#### Exercise task
Drop every picture, then transcribe the remaining data exactly.

⁂

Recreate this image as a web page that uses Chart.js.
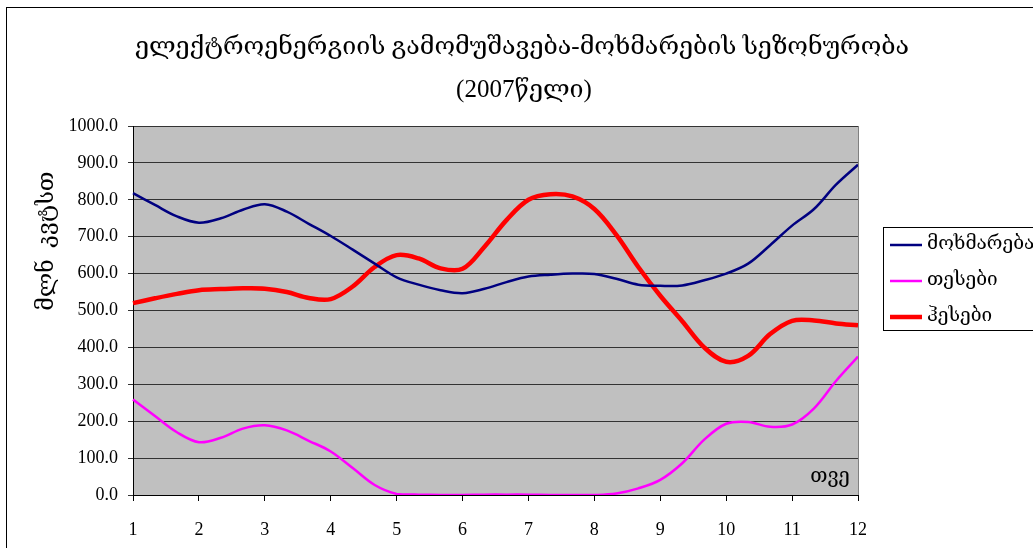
<!DOCTYPE html>
<html>
<head>
<meta charset="utf-8">
<script src="https://cdn.jsdelivr.net/npm/chart.js@4.4.0/dist/chart.umd.min.js"></script>
<style>
    html, body { margin: 0; padding: 0; background: #fff; overflow: hidden; }
    #wrap { position: relative; width: 1033px; height: 548px; }
    #frame { position: absolute; left: 6px; top: 7px; width: 1100px; height: 600px; border: 1px solid #000; box-sizing: border-box; }
    #chart { position: absolute; left: 0; top: 0; }
</style>
</head>
<body>
<div id="wrap">
    <div id="frame"></div>
    <canvas id="chart" width="1033" height="548"></canvas>
</div>
<script>
// თვეები (ღერძის წარწერები), მონაცემები ყოველ 1/3 თვეზე
const monthLabels = ['1', '2', '3', '4', '5', '6', '7', '8', '9', '10', '11', '12'];

// მოხმარება
const consumption = [818, 786, 755, 738, 750, 773, 788, 768, 735, 702, 665, 627, 590, 570, 555, 547, 559,
    577, 592, 597, 600, 599, 586, 570, 567, 568, 582, 600, 627, 677, 730, 775, 841, 895];
// თესები
const thermal = [259, 214, 170, 143, 155, 180, 189, 175, 147, 118, 73, 27, 3, 1, 0, 0, 1,
    1, 1, 0, 0, 0, 4, 18, 41, 86, 150, 193, 198, 185, 191, 235, 309, 375];
// ჰესები
const hydro = [520, 533, 545, 555, 558, 560, 559, 550, 534, 531, 565, 618, 650, 641, 614, 613, 673,
    745, 800, 815, 809, 775, 705, 618, 540, 471, 400, 361, 377, 436, 472, 473, 465, 460];

const seriesNames = ['მოხმარება', 'თესები', 'ჰესები'];
const titleLines = ['ელექტროენერგიის გამომუშავება-მოხმარების სეზონურობა', '(2007წელი)'];
const yAxisTitle = 'მლნ  კვტსთ';
const xAxisTitle = 'თვე';

const SERIF = "'Liberation Serif', 'DejaVu Serif', serif";

// კატეგორიები: თვის წარწერა, შემდეგ ორი ცარიელი შუალედი
const pointLabels = [];
monthLabels.forEach((m, i) => {
    pointLabels.push(m);
    if (i < monthLabels.length - 1) pointLabels.push('', '');
});

const decorPlugin = {
    id: 'decor',
    beforeDraw(chart) {
        const { ctx, chartArea: a } = chart;
        ctx.save();
        ctx.fillStyle = '#c0c0c0';
        ctx.fillRect(a.left, a.top, a.right - a.left, a.bottom - a.top);
        ctx.restore();
    },
    afterDraw(chart) {
        const { ctx, chartArea: a } = chart;
        ctx.save();

        // plot right edge
        ctx.strokeStyle = '#808080';
        ctx.lineWidth = 1;
        ctx.beginPath();
        ctx.moveTo(a.right + 0.5, a.top);
        ctx.lineTo(a.right + 0.5, a.bottom);
        ctx.stroke();

        // title
        ctx.fillStyle = '#000';
        ctx.textAlign = 'center';
        ctx.textBaseline = 'middle';
        ctx.font = '25px ' + SERIF;
        ctx.fillText(titleLines[0], 522, 47);
        ctx.fillText(titleLines[1], 524, 90);

        // y axis title
        ctx.save();
        ctx.translate(47, 241);
        ctx.rotate(-Math.PI / 2);
        ctx.font = '23px ' + SERIF;
        ctx.fillText(yAxisTitle, 0, 0);
        ctx.restore();

        // x axis title inside the plot
        ctx.font = '20px ' + SERIF;
        ctx.fillText(xAxisTitle, 830, 477);

        // legend
        ctx.strokeStyle = '#000';
        ctx.lineWidth = 1;
        ctx.strokeRect(883.5, 227.5, 200, 103);
        ctx.textAlign = 'left';
        ctx.font = '19px ' + SERIF;
        chart.data.datasets.forEach((ds, i) => {
            const y = 245 + i * 36;
            ctx.strokeStyle = ds.borderColor;
            ctx.lineWidth = ds.borderWidth;
            ctx.beginPath();
            ctx.moveTo(890, y);
            ctx.lineTo(922, y);
            ctx.stroke();
            ctx.fillStyle = '#000';
            ctx.fillText(ds.label, 927, y - 1);
        });

        ctx.restore();
    }
};

new Chart(document.getElementById('chart'), {
    type: 'line',
    data: {
        labels: pointLabels,
        datasets: [
            { label: seriesNames[0], data: consumption, borderColor: '#000080', borderWidth: 2.5 },
            { label: seriesNames[1], data: thermal, borderColor: '#ff00ff', borderWidth: 2.5 },
            { label: seriesNames[2], data: hydro, borderColor: '#ff0000', borderWidth: 4.5 }
        ]
    },
    options: {
        responsive: false,
        animation: false,
        events: [],
        layout: { padding: { top: 126, right: 175, left: 0, bottom: 0 } },
        elements: {
            point: { radius: 0 },
            line: { tension: 0.35, fill: false, capBezierPoints: true }
        },
        plugins: { legend: { display: false }, title: { display: false }, tooltip: { enabled: false } },
        scales: {
            x: {
                type: 'category',
                offset: false,
                border: { color: '#000', width: 1 },
                grid: {
                    drawOnChartArea: false,
                    drawTicks: true,
                    tickLength: 6,
                    color: (c) => (c.tick && (c.tick.label === '' || c.tick.label == null)) ? 'rgba(0,0,0,0)' : '#000'
                },
                ticks: {
                    autoSkip: false,
                    maxRotation: 0,
                    padding: 18,
                    color: '#000',
                    font: { family: SERIF, size: 18 },
                    callback(v) {
                        const l = this.getLabelForValue(v);
                        return l === '' ? null : l;
                    }
                },
                afterFit(s) { s.height = 53; }
            },
            y: {
                min: 0,
                max: 1000,
                border: { color: '#000', width: 1 },
                grid: { color: '#333', tickLength: 5, drawTicks: true },
                ticks: {
                    stepSize: 100,
                    padding: 10,
                    color: '#000',
                    font: { family: SERIF, size: 18 },
                    callback: (v) => v.toFixed(1)
                },
                afterFit(s) { s.width = 133; }
            }
        }
    },
    plugins: [decorPlugin]
});
</script>
</body>
</html>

⁂

#### Worked solution
Recreate this image as a web page that uses Chart.js.
<!DOCTYPE html>
<html>
<head>
<meta charset="utf-8">
<script src="https://cdn.jsdelivr.net/npm/chart.js@4.4.0/dist/chart.umd.min.js"></script>
<style>
    html, body { margin: 0; padding: 0; background: #fff; overflow: hidden; }
    #wrap { position: relative; width: 1033px; height: 548px; }
    #frame { position: absolute; left: 6px; top: 7px; width: 1100px; height: 600px; border: 1px solid #000; box-sizing: border-box; }
    #chart { position: absolute; left: 0; top: 0; }
</style>
</head>
<body>
<div id="wrap">
    <div id="frame"></div>
    <canvas id="chart" width="1033" height="548"></canvas>
</div>
<script>
// თვეები (ღერძის წარწერები), მონაცემები ყოველ 1/3 თვეზე
const monthLabels = ['1', '2', '3', '4', '5', '6', '7', '8', '9', '10', '11', '12'];

// მოხმარება
const consumption = [818, 786, 755, 738, 750, 773, 788, 768, 735, 702, 665, 627, 590, 570, 555, 547, 559,
    577, 592, 597, 600, 599, 586, 570, 567, 568, 582, 600, 627, 677, 730, 775, 841, 895];
// თესები
const thermal = [259, 214, 170, 143, 155, 180, 189, 175, 147, 118, 73, 27, 3, 1, 0, 0, 1,
    1, 1, 0, 0, 0, 4, 18, 41, 86, 150, 193, 198, 185, 191, 235, 309, 375];
// ჰესები
const hydro = [520, 533, 545, 555, 558, 560, 559, 550, 534, 531, 565, 618, 650, 641, 614, 613, 673,
    745, 800, 815, 809, 775, 705, 618, 540, 471, 400, 361, 377, 436, 472, 473, 465, 460];

const seriesNames = ['მოხმარება', 'თესები', 'ჰესები'];
const titleLines = ['ელექტროენერგიის გამომუშავება-მოხმარების სეზონურობა', '(2007წელი)'];
const yAxisTitle = 'მლნ  კვტსთ';
const xAxisTitle = 'თვე';

const SERIF = "'Liberation Serif', 'DejaVu Serif', serif";

// კატეგორიები: თვის წარწერა, შემდეგ ორი ცარიელი შუალედი
const pointLabels = [];
monthLabels.forEach((m, i) => {
    pointLabels.push(m);
    if (i < monthLabels.length - 1) pointLabels.push('', '');
});

const decorPlugin = {
    id: 'decor',
    beforeDraw(chart) {
        const { ctx, chartArea: a } = chart;
        ctx.save();
        ctx.fillStyle = '#c0c0c0';
        ctx.fillRect(a.left, a.top, a.right - a.left, a.bottom - a.top);
        ctx.restore();
    },
    afterDraw(chart) {
        const { ctx, chartArea: a } = chart;
        ctx.save();

        // plot right edge
        ctx.strokeStyle = '#808080';
        ctx.lineWidth = 1;
        ctx.beginPath();
        ctx.moveTo(a.right + 0.5, a.top);
        ctx.lineTo(a.right + 0.5, a.bottom);
        ctx.stroke();

        // title
        ctx.fillStyle = '#000';
        ctx.textAlign = 'center';
        ctx.textBaseline = 'middle';
        ctx.font = '25px ' + SERIF;
        ctx.fillText(titleLines[0], 522, 47);
        ctx.fillText(titleLines[1], 524, 90);

        // y axis title
        ctx.save();
        ctx.translate(47, 241);
        ctx.rotate(-Math.PI / 2);
        ctx.font = '23px ' + SERIF;
        ctx.fillText(yAxisTitle, 0, 0);
        ctx.restore();

        // x axis title inside the plot
        ctx.font = '20px ' + SERIF;
        ctx.fillText(xAxisTitle, 830, 477);

        // legend
        ctx.strokeStyle = '#000';
        ctx.lineWidth = 1;
        ctx.strokeRect(883.5, 227.5, 200, 103);
        ctx.textAlign = 'left';
        ctx.font = '19px ' + SERIF;
        chart.data.datasets.forEach((ds, i) => {
            const y = 245 + i * 36;
            ctx.strokeStyle = ds.borderColor;
            ctx.lineWidth = ds.borderWidth;
            ctx.beginPath();
            ctx.moveTo(890, y);
            ctx.lineTo(922, y);
            ctx.stroke();
            ctx.fillStyle = '#000';
            ctx.fillText(ds.label, 927, y - 1);
        });

        ctx.restore();
    }
};

new Chart(document.getElementById('chart'), {
    type: 'line',
    data: {
        labels: pointLabels,
        datasets: [
            { label: seriesNames[0], data: consumption, borderColor: '#000080', borderWidth: 2.5 },
            { label: seriesNames[1], data: thermal, borderColor: '#ff00ff', borderWidth: 2.5 },
            { label: seriesNames[2], data: hydro, borderColor: '#ff0000', borderWidth: 4.5 }
        ]
    },
    options: {
        responsive: false,
        animation: false,
        events: [],
        layout: { padding: { top: 126, right: 175, left: 0, bottom: 0 } },
        elements: {
            point: { radius: 0 },
            line: { tension: 0.35, fill: false, capBezierPoints: true }
        },
        plugins: { legend: { display: false }, title: { display: false }, tooltip: { enabled: false } },
        scales: {
            x: {
                type: 'category',
                offset: false,
                border: { color: '#000', width: 1 },
                grid: {
                    drawOnChartArea: false,
                    drawTicks: true,
                    tickLength: 6,
                    color: (c) => (c.tick && (c.tick.label === '' || c.tick.label == null)) ? 'rgba(0,0,0,0)' : '#000'
                },
                ticks: {
                    autoSkip: false,
                    maxRotation: 0,
                    padding: 18,
                    color: '#000',
                    font: { family: SERIF, size: 18 },
                    callback(v) {
                        const l = this.getLabelForValue(v);
                        return l === '' ? null : l;
                    }
                },
                afterFit(s) { s.height = 53; }
            },
            y: {
                min: 0,
                max: 1000,
                border: { color: '#000', width: 1 },
                grid: { color: '#333', tickLength: 5, drawTicks: true },
                ticks: {
                    stepSize: 100,
                    padding: 10,
                    color: '#000',
                    font: { family: SERIF, size: 18 },
                    callback: (v) => v.toFixed(1)
                },
                afterFit(s) { s.width = 133; }
            }
        }
    },
    plugins: [decorPlugin]
});
</script>
</body>
</html>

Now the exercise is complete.